Stausboll served as chief executive of the California Public Employees’ Retirement System (CalPERS) for seven years, since January 2009, when she became the first woman to lead the pension fund. At the time of her appointment, CalPERS had marked a 26 percent loss of its investment assets and faced an ethics scandal involving former officials, including former chief executive Fred Buenrostro.
“She led us through a difficult period, and we have emerged as a more accountable, transparent, and smarter institution,” CalPERS board president Rob Feckner said in a statement from the pension plan.
CalPERS said its board will immediately begin looking for her replacement.

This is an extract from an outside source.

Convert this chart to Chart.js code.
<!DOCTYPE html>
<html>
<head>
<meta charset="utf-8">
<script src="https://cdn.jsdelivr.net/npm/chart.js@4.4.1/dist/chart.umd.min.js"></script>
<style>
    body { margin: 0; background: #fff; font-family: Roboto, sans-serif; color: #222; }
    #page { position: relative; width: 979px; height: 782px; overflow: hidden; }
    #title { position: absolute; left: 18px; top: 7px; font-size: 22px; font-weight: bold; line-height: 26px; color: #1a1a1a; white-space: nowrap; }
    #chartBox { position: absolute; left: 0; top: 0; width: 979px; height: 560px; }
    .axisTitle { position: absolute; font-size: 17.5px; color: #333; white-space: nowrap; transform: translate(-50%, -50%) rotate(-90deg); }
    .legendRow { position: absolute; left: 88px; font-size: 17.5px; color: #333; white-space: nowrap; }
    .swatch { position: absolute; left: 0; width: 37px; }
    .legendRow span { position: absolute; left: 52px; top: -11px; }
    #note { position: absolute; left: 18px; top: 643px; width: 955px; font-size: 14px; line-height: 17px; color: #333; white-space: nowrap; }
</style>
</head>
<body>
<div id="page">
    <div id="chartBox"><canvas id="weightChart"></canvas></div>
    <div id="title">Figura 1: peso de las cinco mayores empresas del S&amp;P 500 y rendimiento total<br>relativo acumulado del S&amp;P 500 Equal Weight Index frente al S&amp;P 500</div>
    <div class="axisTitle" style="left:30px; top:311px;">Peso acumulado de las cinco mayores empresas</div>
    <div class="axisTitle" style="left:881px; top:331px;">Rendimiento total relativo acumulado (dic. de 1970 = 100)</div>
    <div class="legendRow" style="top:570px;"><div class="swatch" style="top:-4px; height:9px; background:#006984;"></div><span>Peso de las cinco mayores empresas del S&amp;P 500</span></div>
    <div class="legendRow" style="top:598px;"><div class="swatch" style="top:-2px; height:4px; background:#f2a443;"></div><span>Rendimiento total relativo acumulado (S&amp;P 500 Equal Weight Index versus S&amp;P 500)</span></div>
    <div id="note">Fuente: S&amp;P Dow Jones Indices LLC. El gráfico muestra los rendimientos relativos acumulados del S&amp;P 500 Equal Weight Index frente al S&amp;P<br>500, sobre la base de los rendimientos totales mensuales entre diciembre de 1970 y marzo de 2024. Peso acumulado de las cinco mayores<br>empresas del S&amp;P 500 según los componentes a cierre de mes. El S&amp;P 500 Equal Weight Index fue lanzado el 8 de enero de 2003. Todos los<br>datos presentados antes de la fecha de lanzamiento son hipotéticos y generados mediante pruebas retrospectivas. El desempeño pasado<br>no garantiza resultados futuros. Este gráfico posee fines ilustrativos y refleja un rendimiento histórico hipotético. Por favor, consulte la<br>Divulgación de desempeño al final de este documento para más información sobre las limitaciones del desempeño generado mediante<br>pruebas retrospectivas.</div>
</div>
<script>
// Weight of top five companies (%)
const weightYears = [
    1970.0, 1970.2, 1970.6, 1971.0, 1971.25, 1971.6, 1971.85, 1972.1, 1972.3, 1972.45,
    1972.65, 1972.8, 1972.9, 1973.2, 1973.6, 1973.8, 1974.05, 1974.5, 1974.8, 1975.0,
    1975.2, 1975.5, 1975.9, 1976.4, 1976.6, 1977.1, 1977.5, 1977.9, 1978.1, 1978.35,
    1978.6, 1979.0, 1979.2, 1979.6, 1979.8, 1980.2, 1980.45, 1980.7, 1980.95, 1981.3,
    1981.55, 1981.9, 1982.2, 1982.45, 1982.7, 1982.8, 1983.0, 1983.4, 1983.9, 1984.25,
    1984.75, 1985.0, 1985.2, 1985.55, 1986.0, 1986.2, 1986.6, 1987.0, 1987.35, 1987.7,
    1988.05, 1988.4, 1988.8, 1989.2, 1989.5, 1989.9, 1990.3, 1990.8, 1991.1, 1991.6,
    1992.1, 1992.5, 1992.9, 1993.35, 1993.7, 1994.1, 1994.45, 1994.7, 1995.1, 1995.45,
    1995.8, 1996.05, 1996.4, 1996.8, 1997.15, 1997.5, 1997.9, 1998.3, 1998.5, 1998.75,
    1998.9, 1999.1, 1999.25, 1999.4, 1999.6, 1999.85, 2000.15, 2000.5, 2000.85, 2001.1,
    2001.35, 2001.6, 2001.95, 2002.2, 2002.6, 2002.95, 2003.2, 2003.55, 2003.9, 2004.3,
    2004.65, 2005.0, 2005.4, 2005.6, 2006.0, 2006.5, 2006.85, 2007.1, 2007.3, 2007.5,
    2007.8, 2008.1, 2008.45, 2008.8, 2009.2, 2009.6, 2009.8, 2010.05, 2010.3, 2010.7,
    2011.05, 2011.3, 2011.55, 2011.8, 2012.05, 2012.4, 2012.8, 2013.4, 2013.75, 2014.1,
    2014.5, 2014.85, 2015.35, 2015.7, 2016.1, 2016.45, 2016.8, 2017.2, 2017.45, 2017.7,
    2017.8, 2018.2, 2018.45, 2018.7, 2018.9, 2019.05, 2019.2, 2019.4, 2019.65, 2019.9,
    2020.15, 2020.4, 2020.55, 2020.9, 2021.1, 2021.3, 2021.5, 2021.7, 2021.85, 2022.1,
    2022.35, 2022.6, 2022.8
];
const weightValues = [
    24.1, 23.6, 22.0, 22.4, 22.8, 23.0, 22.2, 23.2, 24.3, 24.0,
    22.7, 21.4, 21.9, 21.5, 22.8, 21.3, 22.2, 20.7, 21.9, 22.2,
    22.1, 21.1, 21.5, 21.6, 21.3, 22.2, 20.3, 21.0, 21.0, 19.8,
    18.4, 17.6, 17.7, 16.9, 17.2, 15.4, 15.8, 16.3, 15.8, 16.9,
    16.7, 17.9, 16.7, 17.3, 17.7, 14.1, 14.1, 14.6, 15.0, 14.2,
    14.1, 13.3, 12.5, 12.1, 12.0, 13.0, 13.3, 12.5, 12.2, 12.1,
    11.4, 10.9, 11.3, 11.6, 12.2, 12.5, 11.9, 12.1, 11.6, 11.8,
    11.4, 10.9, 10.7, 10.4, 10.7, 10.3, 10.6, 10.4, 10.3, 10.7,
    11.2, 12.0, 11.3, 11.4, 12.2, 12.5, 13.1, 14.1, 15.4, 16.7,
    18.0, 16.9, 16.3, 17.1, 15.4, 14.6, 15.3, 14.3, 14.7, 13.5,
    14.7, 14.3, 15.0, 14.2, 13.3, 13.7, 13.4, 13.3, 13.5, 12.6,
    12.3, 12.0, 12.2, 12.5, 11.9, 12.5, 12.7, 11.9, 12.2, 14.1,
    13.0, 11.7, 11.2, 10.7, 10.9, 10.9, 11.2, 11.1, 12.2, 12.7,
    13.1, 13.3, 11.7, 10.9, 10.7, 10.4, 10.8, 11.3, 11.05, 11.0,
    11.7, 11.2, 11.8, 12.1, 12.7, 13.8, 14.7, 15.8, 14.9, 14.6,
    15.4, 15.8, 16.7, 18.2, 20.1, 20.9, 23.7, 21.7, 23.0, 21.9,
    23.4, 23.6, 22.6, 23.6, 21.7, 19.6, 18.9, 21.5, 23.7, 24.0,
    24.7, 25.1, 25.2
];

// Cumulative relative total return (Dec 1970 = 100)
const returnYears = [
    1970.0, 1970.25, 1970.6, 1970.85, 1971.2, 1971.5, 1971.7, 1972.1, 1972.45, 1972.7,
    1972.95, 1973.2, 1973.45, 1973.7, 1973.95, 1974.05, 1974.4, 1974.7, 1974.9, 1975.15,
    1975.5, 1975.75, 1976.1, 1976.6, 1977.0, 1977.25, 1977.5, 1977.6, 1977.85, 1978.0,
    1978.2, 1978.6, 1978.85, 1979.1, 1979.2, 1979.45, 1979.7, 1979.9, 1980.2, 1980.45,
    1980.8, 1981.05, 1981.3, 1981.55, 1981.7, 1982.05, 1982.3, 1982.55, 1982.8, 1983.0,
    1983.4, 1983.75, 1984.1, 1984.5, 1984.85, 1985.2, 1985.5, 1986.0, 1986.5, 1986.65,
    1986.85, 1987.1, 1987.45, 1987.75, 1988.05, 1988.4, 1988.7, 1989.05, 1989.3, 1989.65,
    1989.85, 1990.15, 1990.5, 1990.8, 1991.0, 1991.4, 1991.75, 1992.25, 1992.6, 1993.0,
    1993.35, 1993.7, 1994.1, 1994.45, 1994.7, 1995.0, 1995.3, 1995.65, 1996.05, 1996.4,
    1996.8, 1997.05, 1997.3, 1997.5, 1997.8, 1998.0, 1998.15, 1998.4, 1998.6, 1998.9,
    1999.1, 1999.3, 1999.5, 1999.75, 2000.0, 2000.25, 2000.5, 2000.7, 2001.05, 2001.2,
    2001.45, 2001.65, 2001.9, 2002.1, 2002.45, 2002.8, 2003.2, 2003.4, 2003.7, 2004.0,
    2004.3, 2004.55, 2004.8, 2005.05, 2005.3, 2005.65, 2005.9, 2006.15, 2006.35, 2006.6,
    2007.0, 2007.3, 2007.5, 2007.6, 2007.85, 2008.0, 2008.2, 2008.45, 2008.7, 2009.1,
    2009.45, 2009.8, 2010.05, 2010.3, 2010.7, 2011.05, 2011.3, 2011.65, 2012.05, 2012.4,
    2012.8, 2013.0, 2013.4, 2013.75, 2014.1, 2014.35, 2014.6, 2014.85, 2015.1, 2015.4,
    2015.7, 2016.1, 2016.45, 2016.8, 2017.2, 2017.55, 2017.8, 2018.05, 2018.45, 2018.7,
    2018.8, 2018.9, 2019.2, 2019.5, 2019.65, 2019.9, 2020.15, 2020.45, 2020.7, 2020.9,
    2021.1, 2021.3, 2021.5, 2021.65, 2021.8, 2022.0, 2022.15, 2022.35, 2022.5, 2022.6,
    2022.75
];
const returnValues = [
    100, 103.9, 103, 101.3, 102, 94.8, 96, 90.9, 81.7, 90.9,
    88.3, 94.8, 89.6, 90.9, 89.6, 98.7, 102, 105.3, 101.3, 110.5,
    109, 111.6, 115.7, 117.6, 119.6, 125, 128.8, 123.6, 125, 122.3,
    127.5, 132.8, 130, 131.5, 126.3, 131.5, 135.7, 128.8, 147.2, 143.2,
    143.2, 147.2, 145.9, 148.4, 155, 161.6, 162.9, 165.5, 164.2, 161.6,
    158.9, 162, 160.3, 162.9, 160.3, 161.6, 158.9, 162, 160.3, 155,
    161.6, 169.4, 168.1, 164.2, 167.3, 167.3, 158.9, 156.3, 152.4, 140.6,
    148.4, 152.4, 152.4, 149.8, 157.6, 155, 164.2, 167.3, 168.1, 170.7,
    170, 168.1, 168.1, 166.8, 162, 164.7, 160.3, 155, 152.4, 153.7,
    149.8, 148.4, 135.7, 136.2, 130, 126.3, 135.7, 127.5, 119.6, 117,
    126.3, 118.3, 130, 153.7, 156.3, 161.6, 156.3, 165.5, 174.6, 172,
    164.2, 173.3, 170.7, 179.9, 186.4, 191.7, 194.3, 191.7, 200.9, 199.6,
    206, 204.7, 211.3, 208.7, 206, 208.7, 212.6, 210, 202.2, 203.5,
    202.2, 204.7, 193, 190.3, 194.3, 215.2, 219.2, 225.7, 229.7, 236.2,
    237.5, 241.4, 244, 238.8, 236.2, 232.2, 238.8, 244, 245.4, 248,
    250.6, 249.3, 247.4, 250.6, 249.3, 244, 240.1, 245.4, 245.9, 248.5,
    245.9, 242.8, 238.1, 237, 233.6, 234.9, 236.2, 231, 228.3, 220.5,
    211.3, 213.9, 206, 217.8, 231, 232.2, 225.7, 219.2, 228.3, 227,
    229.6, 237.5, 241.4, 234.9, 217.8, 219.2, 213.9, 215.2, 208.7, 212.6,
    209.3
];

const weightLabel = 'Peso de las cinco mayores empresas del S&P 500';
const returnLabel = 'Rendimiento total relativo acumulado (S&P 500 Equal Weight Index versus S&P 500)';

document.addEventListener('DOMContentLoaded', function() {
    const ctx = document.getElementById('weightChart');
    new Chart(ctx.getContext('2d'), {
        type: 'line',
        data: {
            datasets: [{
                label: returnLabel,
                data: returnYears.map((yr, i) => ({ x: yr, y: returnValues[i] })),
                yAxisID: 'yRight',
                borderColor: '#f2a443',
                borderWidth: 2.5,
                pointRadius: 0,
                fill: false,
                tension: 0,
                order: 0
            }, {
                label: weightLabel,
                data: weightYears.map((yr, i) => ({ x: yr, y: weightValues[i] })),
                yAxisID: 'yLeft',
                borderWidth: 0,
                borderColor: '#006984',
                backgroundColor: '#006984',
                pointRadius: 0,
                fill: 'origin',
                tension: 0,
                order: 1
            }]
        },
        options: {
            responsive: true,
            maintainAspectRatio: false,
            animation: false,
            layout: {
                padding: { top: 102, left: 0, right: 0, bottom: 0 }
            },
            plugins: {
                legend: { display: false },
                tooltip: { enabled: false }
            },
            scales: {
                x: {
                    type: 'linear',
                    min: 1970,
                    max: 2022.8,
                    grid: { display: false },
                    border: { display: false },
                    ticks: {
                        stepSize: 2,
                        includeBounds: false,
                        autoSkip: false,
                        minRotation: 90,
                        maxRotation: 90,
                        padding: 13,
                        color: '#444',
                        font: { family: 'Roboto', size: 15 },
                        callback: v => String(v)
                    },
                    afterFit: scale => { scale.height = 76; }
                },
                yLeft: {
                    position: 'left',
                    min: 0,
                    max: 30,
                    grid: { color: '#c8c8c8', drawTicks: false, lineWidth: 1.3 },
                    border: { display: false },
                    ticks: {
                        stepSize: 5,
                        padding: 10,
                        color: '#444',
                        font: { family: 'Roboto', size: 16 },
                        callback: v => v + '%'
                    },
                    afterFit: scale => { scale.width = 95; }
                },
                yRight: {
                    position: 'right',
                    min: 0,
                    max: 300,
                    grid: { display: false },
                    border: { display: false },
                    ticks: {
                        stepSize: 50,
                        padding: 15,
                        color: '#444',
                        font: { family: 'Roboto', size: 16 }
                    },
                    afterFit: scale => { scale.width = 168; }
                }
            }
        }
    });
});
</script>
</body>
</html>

During her tenure as CEO, she oversaw about 2,700 employees and a $1.8 billion annual budget, according to CalPERS. The pension fund said, under her leadership, it implemented changes such as reforms and laws regarding placement agents, a risk mitigation policy and an asset liability management program. Under her watch, the pension plan also incorporated ESG into the investment portfolio, introduced the first chief financial officer position, and formed enterprise risk management and treasury management programs into public reporting.
Prior to assuming her current position, Stausboll was the pension fund’s chief operating investment officer and has twice been the interim chief investment officer. In her career, she has also served as the California state treasurer’s chief deputy, according to CalPERS.

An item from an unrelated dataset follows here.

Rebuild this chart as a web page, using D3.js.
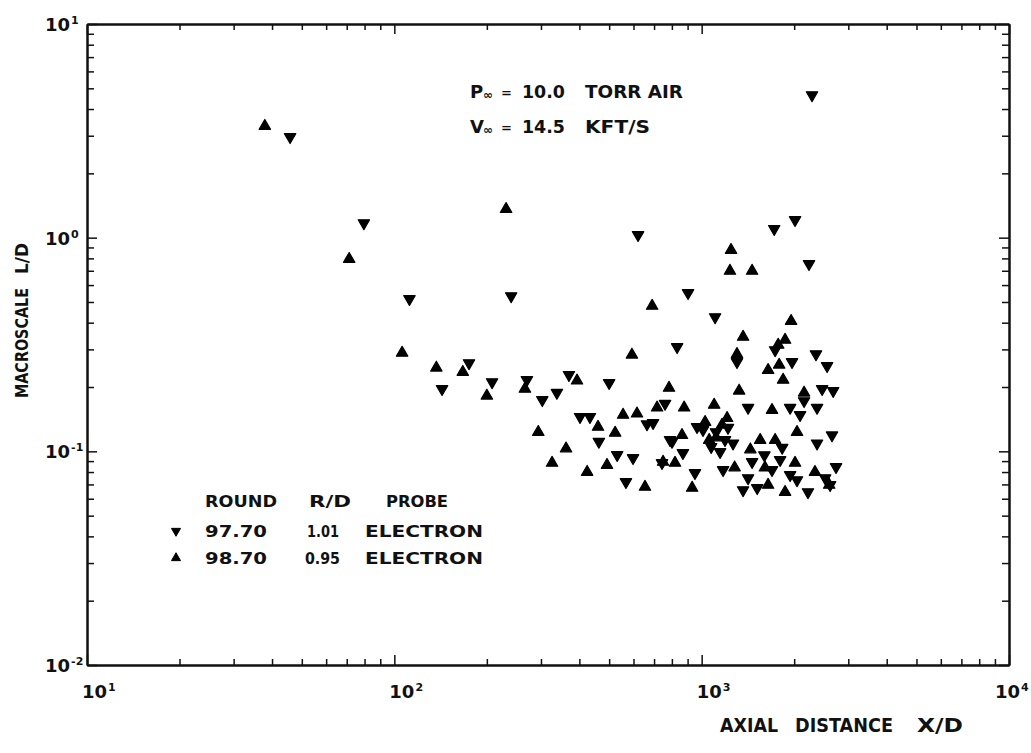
<!DOCTYPE html>
<html>
<head>
<meta charset="utf-8">
<script src="https://cdn.jsdelivr.net/npm/d3@7"></script>
<style>
  html, body { margin: 0; padding: 0; background: #fff; }
  svg { display: block; }
  text { font-family: "DejaVu Sans", sans-serif; font-weight: bold; fill: #111; }
</style>
</head>
<body>
<svg id="chart" width="1031" height="753"></svg>
<script>
// Macroscale L/D versus axial distance X/D, two electron-probe rounds.
// Each entry: [X/D, L/D]
const round9770 = [
  [45.8, 2.96], [2286, 4.65], [79.6, 1.17], [112, 0.517], [240, 0.533], [621, 1.03],
  [1722, 1.10], [2013, 1.21], [2235, 0.753], [1106, 0.425], [903, 0.551], [832, 0.308],
  [175, 0.259], [143, 0.196], [208, 0.211], [270, 0.216], [303, 0.174], [338, 0.188],
  [370, 0.228], [500, 0.209], [402, 0.145], [433, 0.145], [463, 0.111], [531, 0.0962],
  [598, 0.0931], [567, 0.0719], [664, 0.134], [695, 0.136], [760, 0.167], [789, 0.113],
  [869, 0.0983], [743, 0.0882], [951, 0.0792], [1416, 0.160], [1303, 0.262], [1265, 0.109],
  [1364, 0.0659], [1516, 0.0674], [1010, 0.126], [1074, 0.105], [1148, 0.0994], [1174, 0.0818],
  [1734, 0.298], [1968, 0.262], [2355, 0.285], [2559, 0.251], [2466, 0.196], [2679, 0.192],
  [2154, 0.172], [1940, 0.160], [2090, 0.148], [2374, 0.160], [2655, 0.119], [2374, 0.109],
  [1828, 0.104], [1800, 0.0912], [2737, 0.0845], [2523, 0.0750], [2618, 0.0696], [2218, 0.0645],
  [801, 0.111], [2043, 0.0734], [1600, 0.096], [1694, 0.0818], [1114, 0.123], [966, 0.130],
  [1218, 0.129], [1191, 0.113], [1459, 0.0892], [1416, 0.0750], [1940, 0.0775]
];
const round9870 = [
  [37.9, 3.33], [71.3, 0.794], [106, 0.289], [231, 1.36], [137, 0.246], [167, 0.235],
  [200, 0.182], [266, 0.196], [294, 0.123], [326, 0.0882], [362, 0.103], [393, 0.214],
  [460, 0.130], [424, 0.0800], [492, 0.0863], [523, 0.122], [555, 0.148], [616, 0.150],
  [690, 0.479], [593, 0.283], [654, 0.0681], [716, 0.160], [877, 0.160], [1098, 0.165],
  [783, 0.198], [863, 0.119], [819, 0.0882], [749, 0.0892], [931, 0.0674], [1324, 0.192],
  [1364, 0.343], [1303, 0.285], [1246, 0.875], [1236, 0.699], [1459, 0.699], [1694, 0.156],
  [1550, 0.113], [1210, 0.143], [1165, 0.133], [1058, 0.113], [1954, 0.407], [1774, 0.315],
  [1868, 0.332], [1645, 0.240], [1787, 0.254], [1841, 0.216], [2154, 0.188], [2043, 0.123],
  [1734, 0.113], [2013, 0.0882], [2337, 0.0800], [1868, 0.0645], [2600, 0.0696], [1440, 0.102],
  [1645, 0.0696], [1280, 0.084], [1026, 0.137], [1114, 0.116], [1607, 0.0839]
];

const xMajorTicks = [10, 100, 1000, 10000];
const xTickExponents = ["1", "2", "3", "4"];
const yMajorTicks = [0.01, 0.1, 1, 10];
const yTickExponents = ["-2", "-1", "0", "1"];

const legendHeader = ["ROUND", "R/D", "PROBE"];
const legendRounds = ["97.70", "98.70"];
const legendRD = ["1.01", "0.95"];
const legendProbe = ["ELECTRON", "ELECTRON"];

(function draw() {
  const svg = d3.select("#chart");
  const plotLeft = 87, plotRight = 1009, plotTop = 24, plotBottom = 665;

  const x = d3.scaleLog().domain([10, 1e4]).range([plotLeft, plotRight]);
  const y = d3.scaleLog().domain([1e-2, 10]).range([plotBottom, plotTop]);

  const xMinor = x.ticks().filter(v => !xMajorTicks.some(m => Math.abs(m - v) / m < 1e-9));
  const yMinor = y.ticks().filter(v => !yMajorTicks.some(m => Math.abs(m - v) / m < 1e-9));

  function styleAxis(g) {
    g.select(".domain").attr("stroke", "#111").attr("stroke-width", 2);
    g.selectAll(".tick line").attr("stroke", "#111").attr("stroke-width", 1.5);
    g.selectAll(".tick text").remove();
  }

  const axes = svg.append("g");
  function edge(axisFn, pos, horizontal) {
    const tr = horizontal ? `translate(0,${pos})` : `translate(${pos},0)`;
    const sc = horizontal ? x : y;
    const majors = horizontal ? xMajorTicks : yMajorTicks;
    const minors = horizontal ? xMinor : yMinor;
    axes.append("g").attr("transform", tr)
      .call(axisFn(sc).tickValues(minors).tickSize(horizontal ? 6 : 7).tickSizeOuter(0).tickFormat(""))
      .call(styleAxis);
    axes.append("g").attr("transform", tr)
      .call(axisFn(sc).tickValues(majors).tickSize(10).tickSizeOuter(0).tickFormat(""))
      .call(styleAxis);
  }
  edge(d3.axisTop, plotBottom, true);     // bottom edge, ticks pointing inward
  edge(d3.axisBottom, plotTop, true);     // top edge
  edge(d3.axisRight, plotLeft, false);    // left edge
  edge(d3.axisLeft, plotRight, false);    // right edge

  // power-of-ten tick labels
  function powerLabel(g, xPos, yBase, exp) {
    const t = g.append("text").attr("x", xPos).attr("y", yBase).attr("font-size", 18);
    t.append("tspan").text("10");
    t.append("tspan").attr("font-size", 11).attr("dy", -7).attr("dx", 1).text(exp);
  }
  const xLabels = svg.append("g");
  xMajorTicks.forEach((v, i) => {
    const px = Math.min(x(v) - 5, 1031 - 36);
    powerLabel(xLabels, px, 698, xTickExponents[i]);
  });
  const yLabels = svg.append("g");
  yMajorTicks.forEach((v, i) => {
    powerLabel(yLabels, 45, y(v) + 7, yTickExponents[i]);
  });

  // text helper; optional width stretches the lettering horizontally
  function label(g, str, xPos, yPos, size, len) {
    const t = g.append("text").attr("x", xPos).attr("y", yPos).attr("font-size", size).text(str);
    if (len) t.attr("textLength", len).attr("lengthAdjust", "spacingAndGlyphs");
    return t;
  }

  // axis titles
  const titles = svg.append("g");
  label(titles, "AXIAL", 720, 732, 19, 58);
  label(titles, "DISTANCE", 795, 732, 19, 98);
  label(titles, "X/D", 917, 732, 19, 46);
  const yTitle = titles.append("g").attr("transform", "translate(28,0) rotate(-90)");
  label(yTitle, "MACROSCALE", -398, 0, 17, 110);
  label(yTitle, "L/D", -274, 0, 17, 31);

  // free-stream conditions
  const cond = svg.append("g");
  function condLine(yBase, sym, value, unit, unitLen) {
    label(cond, sym, 470, yBase, 18);
    label(cond, "\u221e", 483, yBase + 1, 12);
    label(cond, "=", 501, yBase - 1, 13);
    label(cond, value, 522, yBase, 18, 43);
    label(cond, unit, 585, yBase, 18, unitLen);
  }
  condLine(98, "P", "10.0", "TORR  AIR", 98);
  condLine(133, "V", "14.5", "KFT/S", 65);

  // triangle markers
  const triPath = d3.symbol(d3.symbolTriangle, 56)();
  const smallPath = d3.symbol(d3.symbolTriangle, 36)();

  const marks = svg.append("g");
  marks.selectAll("path.down").data(round9770).join("path")
    .attr("class", "down")
    .attr("d", triPath)
    .attr("transform", d => `translate(${x(d[0])},${y(d[1])}) rotate(180)`)
    .attr("fill", "#000").attr("stroke", "#000").attr("stroke-width", 1.2).attr("stroke-linejoin", "round");
  marks.selectAll("path.up").data(round9870).join("path")
    .attr("class", "up")
    .attr("d", triPath)
    .attr("transform", d => `translate(${x(d[0])},${y(d[1])})`)
    .attr("fill", "#000").attr("stroke", "#000").attr("stroke-width", 1.2).attr("stroke-linejoin", "round");

  // legend table
  const leg = svg.append("g");
  label(leg, legendHeader[0], 205, 507, 16, 72);
  label(leg, legendHeader[1], 309, 507, 16, 42);
  label(leg, legendHeader[2], 386, 507, 16, 62);
  const rowY = [537, 564];
  legendRounds.forEach((r, i) => {
    leg.append("path").attr("d", smallPath)
      .attr("transform", `translate(176,${rowY[i] - 6}) rotate(${i === 0 ? 180 : 0})`)
      .attr("fill", "#000").attr("stroke", "#000").attr("stroke-width", 1).attr("stroke-linejoin", "round");
    label(leg, r, 205, rowY[i], 16, 62);
    label(leg, legendRD[i], i === 0 ? 307 : 305, rowY[i], 16, i === 0 ? 32 : 35);
    label(leg, legendProbe[i], 365, rowY[i], 16, 118);
  });
})();
</script>
</body>
</html>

Stausboll wrote on her Twitter page following the announcement: “[I]t has been an honor and privilege to serve those who serve CA and work w/ #CalPERSBoard and excellent staff.”
Stausboll is also chairwoman of Ceres Board, a sustainable business practices advocacy group, and a member of the Advisory Council for the United Nations Environment Programme. A CalPERS spokesman did not know whether she plans to remain in those positions.